╭─ RECORD EXTRACTS
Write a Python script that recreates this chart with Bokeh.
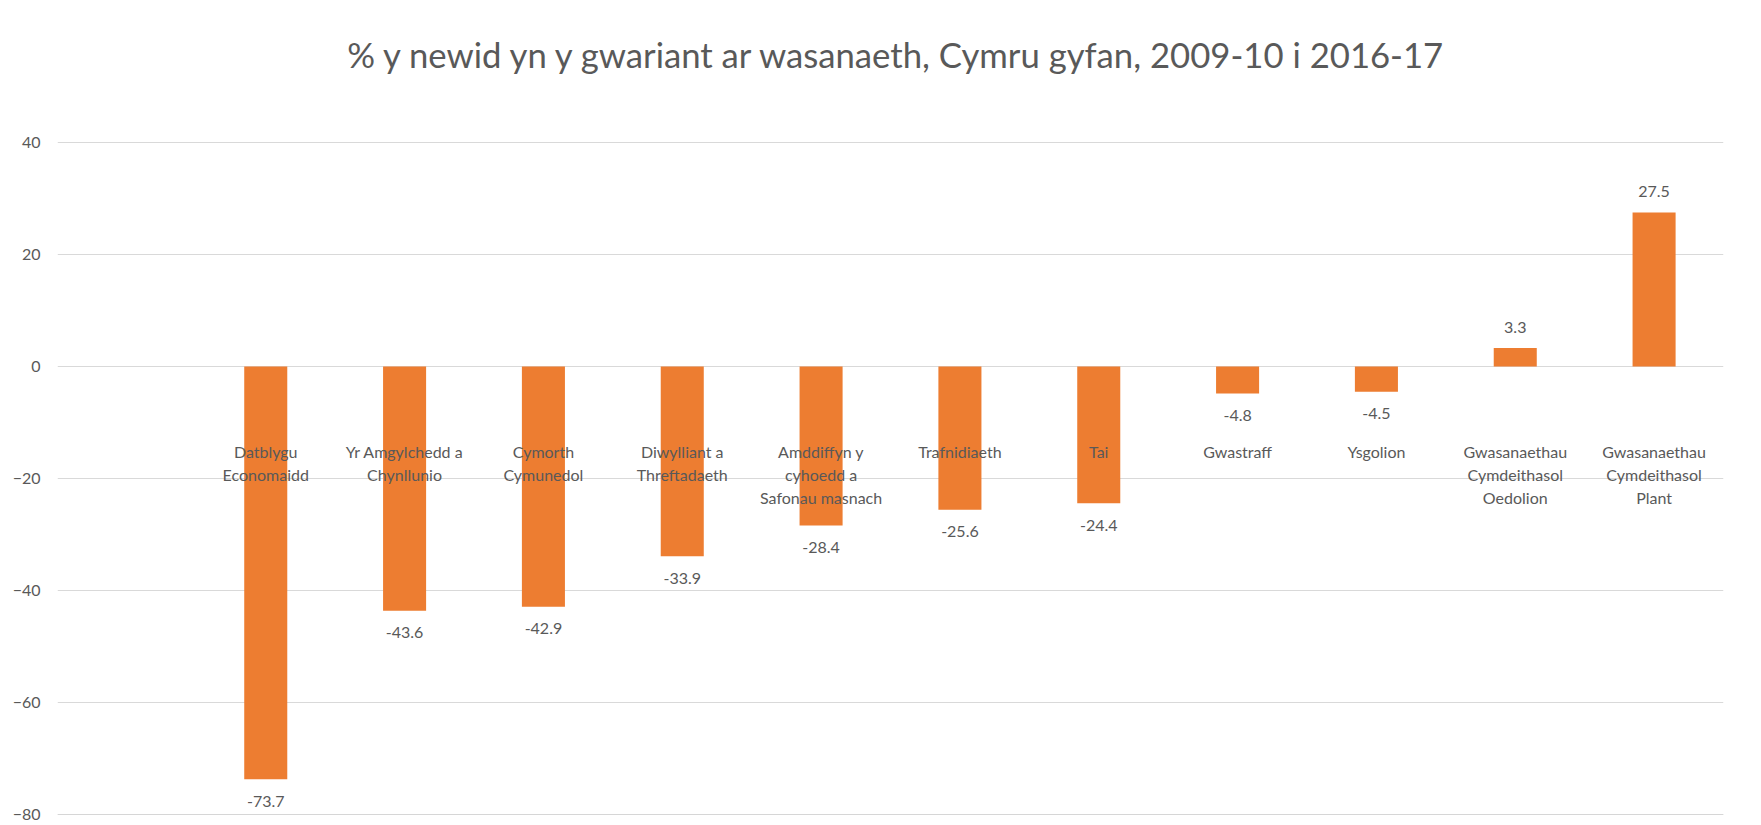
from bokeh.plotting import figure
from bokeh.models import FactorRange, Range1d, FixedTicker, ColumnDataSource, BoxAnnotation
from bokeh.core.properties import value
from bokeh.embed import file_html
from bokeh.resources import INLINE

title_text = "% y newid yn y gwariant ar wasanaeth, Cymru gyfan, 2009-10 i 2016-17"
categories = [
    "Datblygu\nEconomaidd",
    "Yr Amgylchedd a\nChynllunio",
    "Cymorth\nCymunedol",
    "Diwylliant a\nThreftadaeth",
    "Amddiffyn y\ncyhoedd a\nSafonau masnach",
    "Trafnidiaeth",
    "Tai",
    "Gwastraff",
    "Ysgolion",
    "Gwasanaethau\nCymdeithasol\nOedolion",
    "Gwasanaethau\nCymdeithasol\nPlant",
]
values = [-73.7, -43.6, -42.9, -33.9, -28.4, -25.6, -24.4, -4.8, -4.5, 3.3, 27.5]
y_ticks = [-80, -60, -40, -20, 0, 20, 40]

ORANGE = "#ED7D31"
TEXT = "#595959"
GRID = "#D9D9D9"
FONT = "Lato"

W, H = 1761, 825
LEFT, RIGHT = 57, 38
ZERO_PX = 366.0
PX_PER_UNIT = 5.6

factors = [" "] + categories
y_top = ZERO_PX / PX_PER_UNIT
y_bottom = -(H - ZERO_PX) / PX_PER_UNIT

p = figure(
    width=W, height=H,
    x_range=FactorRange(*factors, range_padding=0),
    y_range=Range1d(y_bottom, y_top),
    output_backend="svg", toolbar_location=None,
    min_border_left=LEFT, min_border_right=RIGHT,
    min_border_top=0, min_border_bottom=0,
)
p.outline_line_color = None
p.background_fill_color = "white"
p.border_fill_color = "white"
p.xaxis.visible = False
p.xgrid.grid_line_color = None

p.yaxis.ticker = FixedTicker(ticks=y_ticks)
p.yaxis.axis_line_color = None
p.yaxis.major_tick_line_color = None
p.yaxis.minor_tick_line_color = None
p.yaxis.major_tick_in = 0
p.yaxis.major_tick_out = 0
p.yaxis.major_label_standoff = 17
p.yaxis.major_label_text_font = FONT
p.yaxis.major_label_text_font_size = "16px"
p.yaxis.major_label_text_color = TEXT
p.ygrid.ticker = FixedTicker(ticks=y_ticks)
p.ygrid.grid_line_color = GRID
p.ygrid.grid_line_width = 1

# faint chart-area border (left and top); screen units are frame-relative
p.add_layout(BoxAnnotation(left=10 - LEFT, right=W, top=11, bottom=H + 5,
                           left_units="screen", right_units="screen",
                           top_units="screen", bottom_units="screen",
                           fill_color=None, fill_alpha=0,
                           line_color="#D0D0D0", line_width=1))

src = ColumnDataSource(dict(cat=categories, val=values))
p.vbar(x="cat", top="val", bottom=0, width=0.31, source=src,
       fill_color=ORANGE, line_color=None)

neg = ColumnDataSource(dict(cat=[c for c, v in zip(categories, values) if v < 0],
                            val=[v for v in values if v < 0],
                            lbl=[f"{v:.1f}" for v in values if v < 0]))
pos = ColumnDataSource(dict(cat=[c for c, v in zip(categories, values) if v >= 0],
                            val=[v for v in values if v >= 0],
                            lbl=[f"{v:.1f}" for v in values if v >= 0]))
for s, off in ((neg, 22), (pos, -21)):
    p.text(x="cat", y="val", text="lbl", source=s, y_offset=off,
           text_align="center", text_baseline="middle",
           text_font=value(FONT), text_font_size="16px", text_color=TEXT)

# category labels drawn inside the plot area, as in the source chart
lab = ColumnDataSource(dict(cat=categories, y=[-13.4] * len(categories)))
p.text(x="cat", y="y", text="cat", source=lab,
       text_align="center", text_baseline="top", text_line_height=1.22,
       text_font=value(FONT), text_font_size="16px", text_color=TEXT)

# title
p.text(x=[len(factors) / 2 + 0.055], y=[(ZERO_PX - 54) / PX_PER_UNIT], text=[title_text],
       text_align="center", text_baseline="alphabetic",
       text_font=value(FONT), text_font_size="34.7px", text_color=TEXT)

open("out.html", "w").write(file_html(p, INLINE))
╰─
╭─ RECORD EXTRACTS
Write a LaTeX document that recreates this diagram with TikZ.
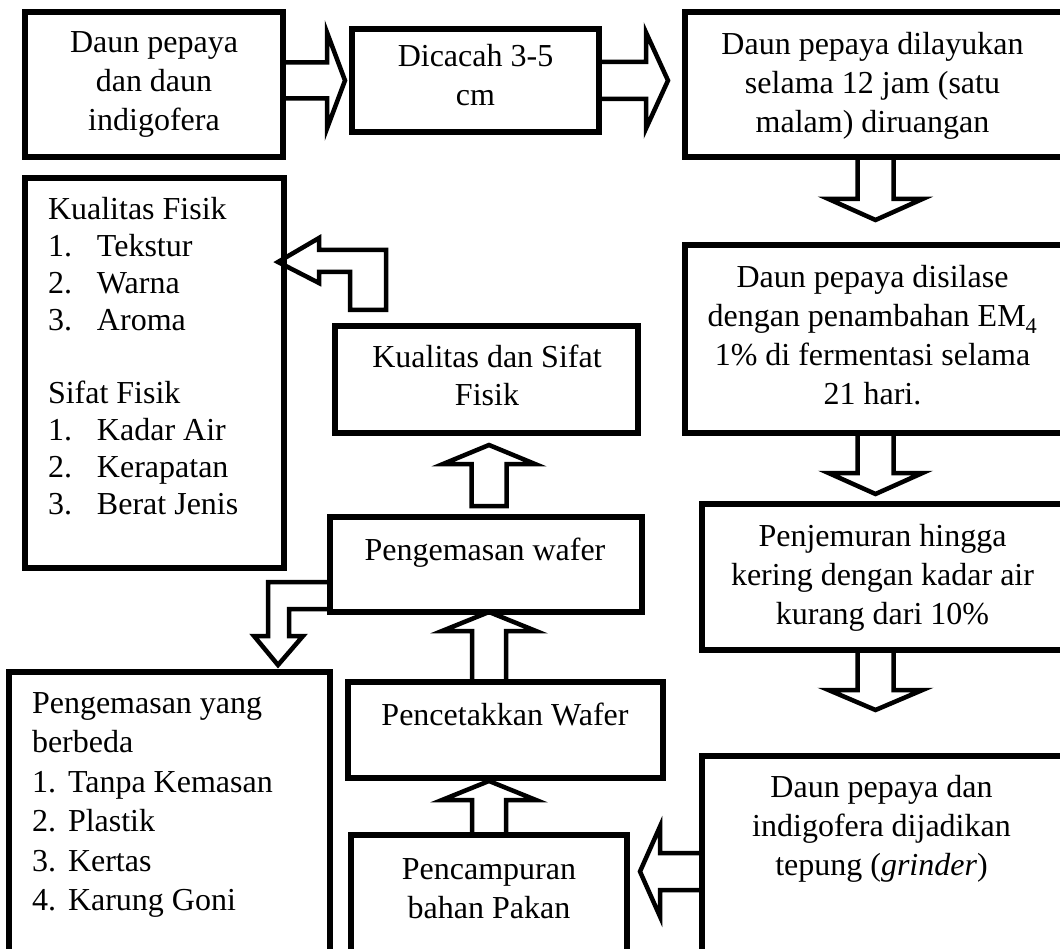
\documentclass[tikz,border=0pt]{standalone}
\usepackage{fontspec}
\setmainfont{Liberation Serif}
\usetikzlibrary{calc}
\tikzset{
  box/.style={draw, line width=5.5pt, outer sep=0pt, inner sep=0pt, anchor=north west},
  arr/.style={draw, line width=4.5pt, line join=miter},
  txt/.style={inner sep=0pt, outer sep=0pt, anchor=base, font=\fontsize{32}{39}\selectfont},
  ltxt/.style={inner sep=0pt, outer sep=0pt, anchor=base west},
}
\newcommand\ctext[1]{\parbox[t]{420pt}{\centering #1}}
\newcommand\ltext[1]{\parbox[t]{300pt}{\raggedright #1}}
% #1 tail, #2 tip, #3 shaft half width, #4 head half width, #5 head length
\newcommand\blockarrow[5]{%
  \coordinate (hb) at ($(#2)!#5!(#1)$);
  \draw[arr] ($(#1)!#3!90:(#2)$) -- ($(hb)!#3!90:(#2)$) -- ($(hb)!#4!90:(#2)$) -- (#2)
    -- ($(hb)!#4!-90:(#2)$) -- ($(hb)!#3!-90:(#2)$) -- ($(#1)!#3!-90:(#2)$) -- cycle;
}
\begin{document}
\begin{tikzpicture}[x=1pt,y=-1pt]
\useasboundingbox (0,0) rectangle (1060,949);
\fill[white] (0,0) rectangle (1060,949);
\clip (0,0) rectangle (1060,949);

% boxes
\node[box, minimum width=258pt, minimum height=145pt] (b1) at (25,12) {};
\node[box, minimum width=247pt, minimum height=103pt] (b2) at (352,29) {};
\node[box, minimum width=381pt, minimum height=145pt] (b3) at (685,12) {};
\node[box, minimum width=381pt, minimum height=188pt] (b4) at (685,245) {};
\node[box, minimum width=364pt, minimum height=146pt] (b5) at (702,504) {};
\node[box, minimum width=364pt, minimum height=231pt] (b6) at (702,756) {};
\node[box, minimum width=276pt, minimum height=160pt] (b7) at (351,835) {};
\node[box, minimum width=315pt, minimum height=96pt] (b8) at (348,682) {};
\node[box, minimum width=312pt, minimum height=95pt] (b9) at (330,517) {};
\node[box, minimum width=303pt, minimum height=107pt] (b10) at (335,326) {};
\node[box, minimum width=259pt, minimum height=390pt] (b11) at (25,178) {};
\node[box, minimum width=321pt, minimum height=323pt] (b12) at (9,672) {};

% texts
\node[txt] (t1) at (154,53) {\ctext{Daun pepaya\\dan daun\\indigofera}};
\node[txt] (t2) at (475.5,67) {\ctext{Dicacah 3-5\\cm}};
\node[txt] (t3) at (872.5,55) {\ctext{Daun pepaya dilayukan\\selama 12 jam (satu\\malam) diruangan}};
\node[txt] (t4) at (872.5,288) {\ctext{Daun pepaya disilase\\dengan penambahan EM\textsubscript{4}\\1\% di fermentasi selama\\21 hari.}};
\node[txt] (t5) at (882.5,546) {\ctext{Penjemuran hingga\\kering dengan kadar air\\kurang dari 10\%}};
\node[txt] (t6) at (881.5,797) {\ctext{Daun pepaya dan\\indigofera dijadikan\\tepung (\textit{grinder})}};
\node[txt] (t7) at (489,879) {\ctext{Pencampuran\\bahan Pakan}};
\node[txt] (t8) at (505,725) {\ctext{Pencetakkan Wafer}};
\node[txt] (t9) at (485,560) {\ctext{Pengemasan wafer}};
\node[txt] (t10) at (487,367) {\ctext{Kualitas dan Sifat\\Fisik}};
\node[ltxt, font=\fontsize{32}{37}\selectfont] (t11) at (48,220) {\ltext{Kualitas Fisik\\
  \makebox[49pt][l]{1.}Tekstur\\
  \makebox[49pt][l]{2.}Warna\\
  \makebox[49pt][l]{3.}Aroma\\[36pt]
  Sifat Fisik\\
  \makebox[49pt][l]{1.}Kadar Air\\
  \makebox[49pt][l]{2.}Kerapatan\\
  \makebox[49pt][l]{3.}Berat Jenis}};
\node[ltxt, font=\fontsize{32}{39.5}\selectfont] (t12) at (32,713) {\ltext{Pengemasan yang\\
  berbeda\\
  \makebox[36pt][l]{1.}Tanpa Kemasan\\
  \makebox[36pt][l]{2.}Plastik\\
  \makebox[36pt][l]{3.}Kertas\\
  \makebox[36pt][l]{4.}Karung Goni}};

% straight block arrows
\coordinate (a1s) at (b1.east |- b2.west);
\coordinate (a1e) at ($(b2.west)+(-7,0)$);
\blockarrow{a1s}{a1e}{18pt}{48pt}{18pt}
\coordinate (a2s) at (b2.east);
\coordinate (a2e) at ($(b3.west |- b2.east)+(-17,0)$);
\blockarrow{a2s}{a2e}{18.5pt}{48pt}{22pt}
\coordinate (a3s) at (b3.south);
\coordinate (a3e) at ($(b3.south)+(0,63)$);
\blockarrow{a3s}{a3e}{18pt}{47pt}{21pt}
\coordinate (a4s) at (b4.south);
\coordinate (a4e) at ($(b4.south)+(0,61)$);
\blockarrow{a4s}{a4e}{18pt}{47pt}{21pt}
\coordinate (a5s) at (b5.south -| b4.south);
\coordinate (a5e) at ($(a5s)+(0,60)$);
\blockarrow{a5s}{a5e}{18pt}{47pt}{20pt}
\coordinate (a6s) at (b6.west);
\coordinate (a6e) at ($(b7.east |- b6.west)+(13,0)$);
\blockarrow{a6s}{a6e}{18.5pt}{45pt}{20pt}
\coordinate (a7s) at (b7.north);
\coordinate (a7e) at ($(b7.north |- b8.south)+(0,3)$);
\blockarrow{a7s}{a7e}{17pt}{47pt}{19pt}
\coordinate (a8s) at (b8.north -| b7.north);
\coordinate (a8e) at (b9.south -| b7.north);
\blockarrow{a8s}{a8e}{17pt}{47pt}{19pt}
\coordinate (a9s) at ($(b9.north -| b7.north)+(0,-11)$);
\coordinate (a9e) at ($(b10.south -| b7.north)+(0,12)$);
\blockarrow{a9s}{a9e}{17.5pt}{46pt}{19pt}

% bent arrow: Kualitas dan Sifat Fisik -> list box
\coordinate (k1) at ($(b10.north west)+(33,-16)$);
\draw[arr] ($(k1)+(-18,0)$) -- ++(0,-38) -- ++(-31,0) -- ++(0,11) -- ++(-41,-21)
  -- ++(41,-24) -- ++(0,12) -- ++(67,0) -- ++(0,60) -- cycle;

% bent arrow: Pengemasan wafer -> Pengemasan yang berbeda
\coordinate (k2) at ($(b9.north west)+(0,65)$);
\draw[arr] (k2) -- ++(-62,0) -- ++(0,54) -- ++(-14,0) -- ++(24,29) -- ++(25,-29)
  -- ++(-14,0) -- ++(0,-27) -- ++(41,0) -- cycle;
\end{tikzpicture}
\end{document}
╰─
AIM
Set down exactly the lines above, from the line containing "Write a Python" through the line containing "p.xgrid.grid_line_color = None". Skip the pictures.

TASK RESPONSE
Write a Python script that recreates this chart with Bokeh.
from bokeh.plotting import figure
from bokeh.models import FactorRange, Range1d, FixedTicker, ColumnDataSource, BoxAnnotation
from bokeh.core.properties import value
from bokeh.embed import file_html
from bokeh.resources import INLINE

title_text = "% y newid yn y gwariant ar wasanaeth, Cymru gyfan, 2009-10 i 2016-17"
categories = [
    "Datblygu\nEconomaidd",
    "Yr Amgylchedd a\nChynllunio",
    "Cymorth\nCymunedol",
    "Diwylliant a\nThreftadaeth",
    "Amddiffyn y\ncyhoedd a\nSafonau masnach",
    "Trafnidiaeth",
    "Tai",
    "Gwastraff",
    "Ysgolion",
    "Gwasanaethau\nCymdeithasol\nOedolion",
    "Gwasanaethau\nCymdeithasol\nPlant",
]
values = [-73.7, -43.6, -42.9, -33.9, -28.4, -25.6, -24.4, -4.8, -4.5, 3.3, 27.5]
y_ticks = [-80, -60, -40, -20, 0, 20, 40]

ORANGE = "#ED7D31"
TEXT = "#595959"
GRID = "#D9D9D9"
FONT = "Lato"

W, H = 1761, 825
LEFT, RIGHT = 57, 38
ZERO_PX = 366.0
PX_PER_UNIT = 5.6

factors = [" "] + categories
y_top = ZERO_PX / PX_PER_UNIT
y_bottom = -(H - ZERO_PX) / PX_PER_UNIT

p = figure(
    width=W, height=H,
    x_range=FactorRange(*factors, range_padding=0),
    y_range=Range1d(y_bottom, y_top),
    output_backend="svg", toolbar_location=None,
    min_border_left=LEFT, min_border_right=RIGHT,
    min_border_top=0, min_border_bottom=0,
)
p.outline_line_color = None
p.background_fill_color = "white"
p.border_fill_color = "white"
p.xaxis.visible = False
p.xgrid.grid_line_color = None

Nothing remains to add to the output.